* **Task to carry out**:
Reproduce, word for word, every line from the first one down to the line containing "from matplotlib.patches import", and nothing else.

* **Source excerpt**:
-=-=-

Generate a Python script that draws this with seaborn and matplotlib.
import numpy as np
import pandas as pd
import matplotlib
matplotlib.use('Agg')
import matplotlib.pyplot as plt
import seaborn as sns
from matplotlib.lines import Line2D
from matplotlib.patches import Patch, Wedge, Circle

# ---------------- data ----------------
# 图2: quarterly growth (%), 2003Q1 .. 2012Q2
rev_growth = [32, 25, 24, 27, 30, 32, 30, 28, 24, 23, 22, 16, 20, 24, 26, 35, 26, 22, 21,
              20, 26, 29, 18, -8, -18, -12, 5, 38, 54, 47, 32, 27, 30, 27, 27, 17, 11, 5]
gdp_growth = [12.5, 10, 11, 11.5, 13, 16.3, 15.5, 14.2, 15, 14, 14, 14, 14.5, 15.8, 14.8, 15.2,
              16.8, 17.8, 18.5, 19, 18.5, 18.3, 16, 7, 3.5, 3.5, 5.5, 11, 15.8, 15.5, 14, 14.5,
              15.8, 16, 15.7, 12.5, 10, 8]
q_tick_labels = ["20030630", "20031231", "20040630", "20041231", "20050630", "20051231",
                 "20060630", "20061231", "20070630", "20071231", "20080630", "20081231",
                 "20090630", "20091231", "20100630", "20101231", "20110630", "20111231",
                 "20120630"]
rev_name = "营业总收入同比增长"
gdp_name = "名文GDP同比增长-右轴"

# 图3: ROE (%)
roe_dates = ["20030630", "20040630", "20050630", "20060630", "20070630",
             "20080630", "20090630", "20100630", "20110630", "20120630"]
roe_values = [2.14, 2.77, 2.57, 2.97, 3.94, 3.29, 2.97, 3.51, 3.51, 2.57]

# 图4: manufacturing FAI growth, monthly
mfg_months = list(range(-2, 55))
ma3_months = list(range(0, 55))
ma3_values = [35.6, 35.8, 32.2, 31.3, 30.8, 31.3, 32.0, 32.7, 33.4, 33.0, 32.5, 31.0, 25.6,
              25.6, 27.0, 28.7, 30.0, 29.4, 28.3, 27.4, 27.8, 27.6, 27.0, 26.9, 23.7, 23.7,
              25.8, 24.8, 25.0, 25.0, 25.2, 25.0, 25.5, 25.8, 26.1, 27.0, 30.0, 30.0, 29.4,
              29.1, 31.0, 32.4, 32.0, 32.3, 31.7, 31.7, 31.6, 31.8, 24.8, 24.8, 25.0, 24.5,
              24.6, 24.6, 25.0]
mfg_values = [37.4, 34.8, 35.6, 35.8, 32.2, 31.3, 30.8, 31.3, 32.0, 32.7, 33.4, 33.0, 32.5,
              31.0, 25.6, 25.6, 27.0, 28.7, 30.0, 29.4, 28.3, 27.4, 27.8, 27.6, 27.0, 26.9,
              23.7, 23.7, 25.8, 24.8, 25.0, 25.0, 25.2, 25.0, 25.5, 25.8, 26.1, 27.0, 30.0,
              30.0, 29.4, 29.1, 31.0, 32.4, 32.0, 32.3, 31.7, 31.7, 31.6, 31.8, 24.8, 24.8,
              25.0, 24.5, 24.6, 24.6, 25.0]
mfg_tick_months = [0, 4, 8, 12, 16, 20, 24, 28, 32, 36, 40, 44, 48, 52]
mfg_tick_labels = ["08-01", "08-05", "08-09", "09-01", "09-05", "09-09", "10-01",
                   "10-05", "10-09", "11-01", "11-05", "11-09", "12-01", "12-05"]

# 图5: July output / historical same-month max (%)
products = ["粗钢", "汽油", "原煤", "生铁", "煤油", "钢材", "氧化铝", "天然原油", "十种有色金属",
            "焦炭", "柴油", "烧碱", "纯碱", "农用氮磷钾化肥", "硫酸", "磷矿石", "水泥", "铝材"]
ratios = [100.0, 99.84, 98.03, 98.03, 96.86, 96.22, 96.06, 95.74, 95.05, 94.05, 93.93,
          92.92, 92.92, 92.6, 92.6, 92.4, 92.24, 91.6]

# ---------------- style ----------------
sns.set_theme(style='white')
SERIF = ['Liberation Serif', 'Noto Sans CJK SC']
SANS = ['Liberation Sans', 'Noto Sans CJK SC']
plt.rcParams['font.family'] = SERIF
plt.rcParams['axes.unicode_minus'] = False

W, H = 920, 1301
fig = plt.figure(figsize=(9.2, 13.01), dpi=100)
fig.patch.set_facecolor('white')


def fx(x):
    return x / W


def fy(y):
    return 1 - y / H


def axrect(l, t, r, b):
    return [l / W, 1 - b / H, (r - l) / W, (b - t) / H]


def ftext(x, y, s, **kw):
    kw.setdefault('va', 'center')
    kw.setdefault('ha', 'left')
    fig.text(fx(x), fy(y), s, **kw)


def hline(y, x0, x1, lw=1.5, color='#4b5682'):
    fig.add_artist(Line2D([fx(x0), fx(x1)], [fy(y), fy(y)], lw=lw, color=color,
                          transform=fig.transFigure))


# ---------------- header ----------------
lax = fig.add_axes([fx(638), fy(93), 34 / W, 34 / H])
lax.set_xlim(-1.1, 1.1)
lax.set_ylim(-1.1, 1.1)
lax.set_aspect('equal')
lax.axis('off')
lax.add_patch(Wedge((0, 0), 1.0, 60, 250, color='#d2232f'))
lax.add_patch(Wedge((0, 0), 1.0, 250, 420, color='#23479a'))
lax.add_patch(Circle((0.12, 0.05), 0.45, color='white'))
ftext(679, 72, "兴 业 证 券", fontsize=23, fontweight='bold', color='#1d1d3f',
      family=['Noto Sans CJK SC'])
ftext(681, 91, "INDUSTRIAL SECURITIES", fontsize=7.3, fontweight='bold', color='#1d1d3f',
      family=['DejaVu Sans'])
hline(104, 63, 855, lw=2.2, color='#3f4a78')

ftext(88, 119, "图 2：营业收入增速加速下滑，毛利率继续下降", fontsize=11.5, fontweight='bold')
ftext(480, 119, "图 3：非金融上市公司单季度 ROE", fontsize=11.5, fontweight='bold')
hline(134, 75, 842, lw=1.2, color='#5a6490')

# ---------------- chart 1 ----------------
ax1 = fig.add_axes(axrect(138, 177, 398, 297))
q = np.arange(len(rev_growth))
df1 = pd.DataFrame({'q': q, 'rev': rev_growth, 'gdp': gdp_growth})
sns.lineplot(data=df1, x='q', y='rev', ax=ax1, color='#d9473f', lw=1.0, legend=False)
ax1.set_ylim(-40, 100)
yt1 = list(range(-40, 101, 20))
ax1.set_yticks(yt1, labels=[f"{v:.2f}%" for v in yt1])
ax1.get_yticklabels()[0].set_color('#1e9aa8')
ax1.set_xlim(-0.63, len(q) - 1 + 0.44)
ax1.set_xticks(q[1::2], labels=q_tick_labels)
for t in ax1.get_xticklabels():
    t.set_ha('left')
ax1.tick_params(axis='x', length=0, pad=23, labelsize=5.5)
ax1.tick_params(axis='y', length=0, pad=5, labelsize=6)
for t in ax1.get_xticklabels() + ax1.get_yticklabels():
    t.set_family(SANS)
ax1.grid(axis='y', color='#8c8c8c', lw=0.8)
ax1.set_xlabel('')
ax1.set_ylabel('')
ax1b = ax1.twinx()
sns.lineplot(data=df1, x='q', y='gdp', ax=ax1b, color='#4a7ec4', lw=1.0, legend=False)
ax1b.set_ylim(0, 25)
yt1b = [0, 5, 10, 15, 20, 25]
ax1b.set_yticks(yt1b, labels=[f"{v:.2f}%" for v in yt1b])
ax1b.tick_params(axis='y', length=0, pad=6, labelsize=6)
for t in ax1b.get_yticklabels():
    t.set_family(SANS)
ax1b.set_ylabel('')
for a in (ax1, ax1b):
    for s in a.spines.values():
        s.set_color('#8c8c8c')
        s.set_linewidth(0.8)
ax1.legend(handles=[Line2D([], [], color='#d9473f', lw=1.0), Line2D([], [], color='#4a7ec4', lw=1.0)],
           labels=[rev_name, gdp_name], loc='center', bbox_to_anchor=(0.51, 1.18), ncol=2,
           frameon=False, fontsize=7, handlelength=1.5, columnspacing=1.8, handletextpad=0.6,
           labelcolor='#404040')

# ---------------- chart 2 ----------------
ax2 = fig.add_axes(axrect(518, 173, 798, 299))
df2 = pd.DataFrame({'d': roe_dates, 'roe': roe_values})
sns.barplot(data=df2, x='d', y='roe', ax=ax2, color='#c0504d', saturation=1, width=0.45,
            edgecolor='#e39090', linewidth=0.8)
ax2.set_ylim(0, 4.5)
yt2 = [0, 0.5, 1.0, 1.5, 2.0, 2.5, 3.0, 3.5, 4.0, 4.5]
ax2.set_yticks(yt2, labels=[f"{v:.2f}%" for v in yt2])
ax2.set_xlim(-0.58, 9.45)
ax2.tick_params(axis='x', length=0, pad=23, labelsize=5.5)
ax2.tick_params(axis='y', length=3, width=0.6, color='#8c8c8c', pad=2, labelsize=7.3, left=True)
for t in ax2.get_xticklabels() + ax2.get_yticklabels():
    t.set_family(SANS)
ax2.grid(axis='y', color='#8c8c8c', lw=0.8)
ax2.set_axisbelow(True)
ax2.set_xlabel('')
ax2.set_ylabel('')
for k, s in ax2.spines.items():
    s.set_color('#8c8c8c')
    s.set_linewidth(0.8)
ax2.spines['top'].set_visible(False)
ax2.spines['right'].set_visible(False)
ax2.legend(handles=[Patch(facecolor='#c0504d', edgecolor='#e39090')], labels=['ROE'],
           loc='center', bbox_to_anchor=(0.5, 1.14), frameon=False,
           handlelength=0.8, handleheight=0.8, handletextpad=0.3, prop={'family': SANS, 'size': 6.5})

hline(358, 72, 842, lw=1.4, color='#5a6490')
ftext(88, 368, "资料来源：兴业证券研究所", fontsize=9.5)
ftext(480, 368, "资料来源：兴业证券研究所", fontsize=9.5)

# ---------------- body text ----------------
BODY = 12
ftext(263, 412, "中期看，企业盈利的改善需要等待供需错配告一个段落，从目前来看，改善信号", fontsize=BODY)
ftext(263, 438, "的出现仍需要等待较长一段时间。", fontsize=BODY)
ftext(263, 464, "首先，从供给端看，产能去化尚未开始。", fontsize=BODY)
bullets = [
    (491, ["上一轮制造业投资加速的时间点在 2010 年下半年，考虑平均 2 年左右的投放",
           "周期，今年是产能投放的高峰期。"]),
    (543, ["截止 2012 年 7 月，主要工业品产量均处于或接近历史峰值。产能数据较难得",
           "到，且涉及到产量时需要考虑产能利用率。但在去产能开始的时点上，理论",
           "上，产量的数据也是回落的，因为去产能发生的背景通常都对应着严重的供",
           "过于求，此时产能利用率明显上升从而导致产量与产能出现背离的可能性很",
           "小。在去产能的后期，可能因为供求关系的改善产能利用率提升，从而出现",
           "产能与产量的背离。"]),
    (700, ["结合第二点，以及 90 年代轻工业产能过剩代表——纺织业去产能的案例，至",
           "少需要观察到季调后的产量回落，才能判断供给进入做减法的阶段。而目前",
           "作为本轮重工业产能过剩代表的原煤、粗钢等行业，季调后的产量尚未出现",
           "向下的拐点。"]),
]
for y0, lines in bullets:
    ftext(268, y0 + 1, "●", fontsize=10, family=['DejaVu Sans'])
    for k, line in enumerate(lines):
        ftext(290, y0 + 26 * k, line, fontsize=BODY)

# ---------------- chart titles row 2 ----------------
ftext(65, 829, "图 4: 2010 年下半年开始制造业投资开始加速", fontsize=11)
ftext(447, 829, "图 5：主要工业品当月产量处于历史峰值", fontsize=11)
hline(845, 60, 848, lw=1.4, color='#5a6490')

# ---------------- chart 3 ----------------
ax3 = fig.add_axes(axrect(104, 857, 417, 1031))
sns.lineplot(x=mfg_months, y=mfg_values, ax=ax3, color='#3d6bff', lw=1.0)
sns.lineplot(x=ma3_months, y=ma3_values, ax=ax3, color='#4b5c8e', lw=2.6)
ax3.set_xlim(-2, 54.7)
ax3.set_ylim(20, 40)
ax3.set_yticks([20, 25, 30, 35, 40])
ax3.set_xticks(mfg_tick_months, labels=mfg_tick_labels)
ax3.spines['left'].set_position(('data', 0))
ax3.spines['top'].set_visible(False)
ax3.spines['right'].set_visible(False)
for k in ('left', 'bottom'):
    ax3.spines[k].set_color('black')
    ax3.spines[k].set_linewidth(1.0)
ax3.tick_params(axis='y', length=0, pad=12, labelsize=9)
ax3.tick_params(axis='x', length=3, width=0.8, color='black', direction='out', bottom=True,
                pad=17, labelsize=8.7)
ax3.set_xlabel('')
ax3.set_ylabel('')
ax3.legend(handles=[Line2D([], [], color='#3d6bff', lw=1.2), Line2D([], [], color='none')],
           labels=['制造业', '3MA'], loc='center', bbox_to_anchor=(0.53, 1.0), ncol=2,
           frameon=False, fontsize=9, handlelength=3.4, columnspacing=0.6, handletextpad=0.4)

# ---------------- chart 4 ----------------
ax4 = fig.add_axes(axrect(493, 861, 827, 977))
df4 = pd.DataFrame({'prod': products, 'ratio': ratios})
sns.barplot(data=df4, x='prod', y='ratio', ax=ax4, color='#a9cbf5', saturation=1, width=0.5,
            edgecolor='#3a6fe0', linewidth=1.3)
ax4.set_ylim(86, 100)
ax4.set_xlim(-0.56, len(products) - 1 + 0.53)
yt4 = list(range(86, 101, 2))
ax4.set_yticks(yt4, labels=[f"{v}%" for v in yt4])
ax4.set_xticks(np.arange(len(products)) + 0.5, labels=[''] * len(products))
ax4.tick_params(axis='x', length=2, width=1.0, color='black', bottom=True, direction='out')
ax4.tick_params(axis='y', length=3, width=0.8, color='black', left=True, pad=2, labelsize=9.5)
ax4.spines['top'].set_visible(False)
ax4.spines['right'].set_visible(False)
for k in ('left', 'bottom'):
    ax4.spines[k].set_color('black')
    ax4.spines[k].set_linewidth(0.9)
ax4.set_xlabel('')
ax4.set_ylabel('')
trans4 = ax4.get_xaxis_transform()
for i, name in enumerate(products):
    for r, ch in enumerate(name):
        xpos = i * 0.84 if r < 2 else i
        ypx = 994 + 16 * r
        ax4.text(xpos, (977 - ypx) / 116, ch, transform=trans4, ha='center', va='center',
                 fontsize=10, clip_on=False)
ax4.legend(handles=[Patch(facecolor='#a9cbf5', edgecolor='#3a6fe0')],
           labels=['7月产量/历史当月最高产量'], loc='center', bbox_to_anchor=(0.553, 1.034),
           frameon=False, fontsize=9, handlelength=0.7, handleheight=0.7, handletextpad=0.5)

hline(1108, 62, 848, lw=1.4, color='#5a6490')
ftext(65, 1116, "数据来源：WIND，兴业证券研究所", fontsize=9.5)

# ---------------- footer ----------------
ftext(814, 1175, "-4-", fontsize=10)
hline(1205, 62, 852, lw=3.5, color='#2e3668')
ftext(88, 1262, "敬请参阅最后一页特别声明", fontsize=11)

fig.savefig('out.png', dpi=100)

-=-=-

* **Exercise response**:
Generate a Python script that draws this with seaborn and matplotlib.
import numpy as np
import pandas as pd
import matplotlib
matplotlib.use('Agg')
import matplotlib.pyplot as plt
import seaborn as sns
from matplotlib.lines import Line2D
from matplotlib.patches import Patch, Wedge, Circle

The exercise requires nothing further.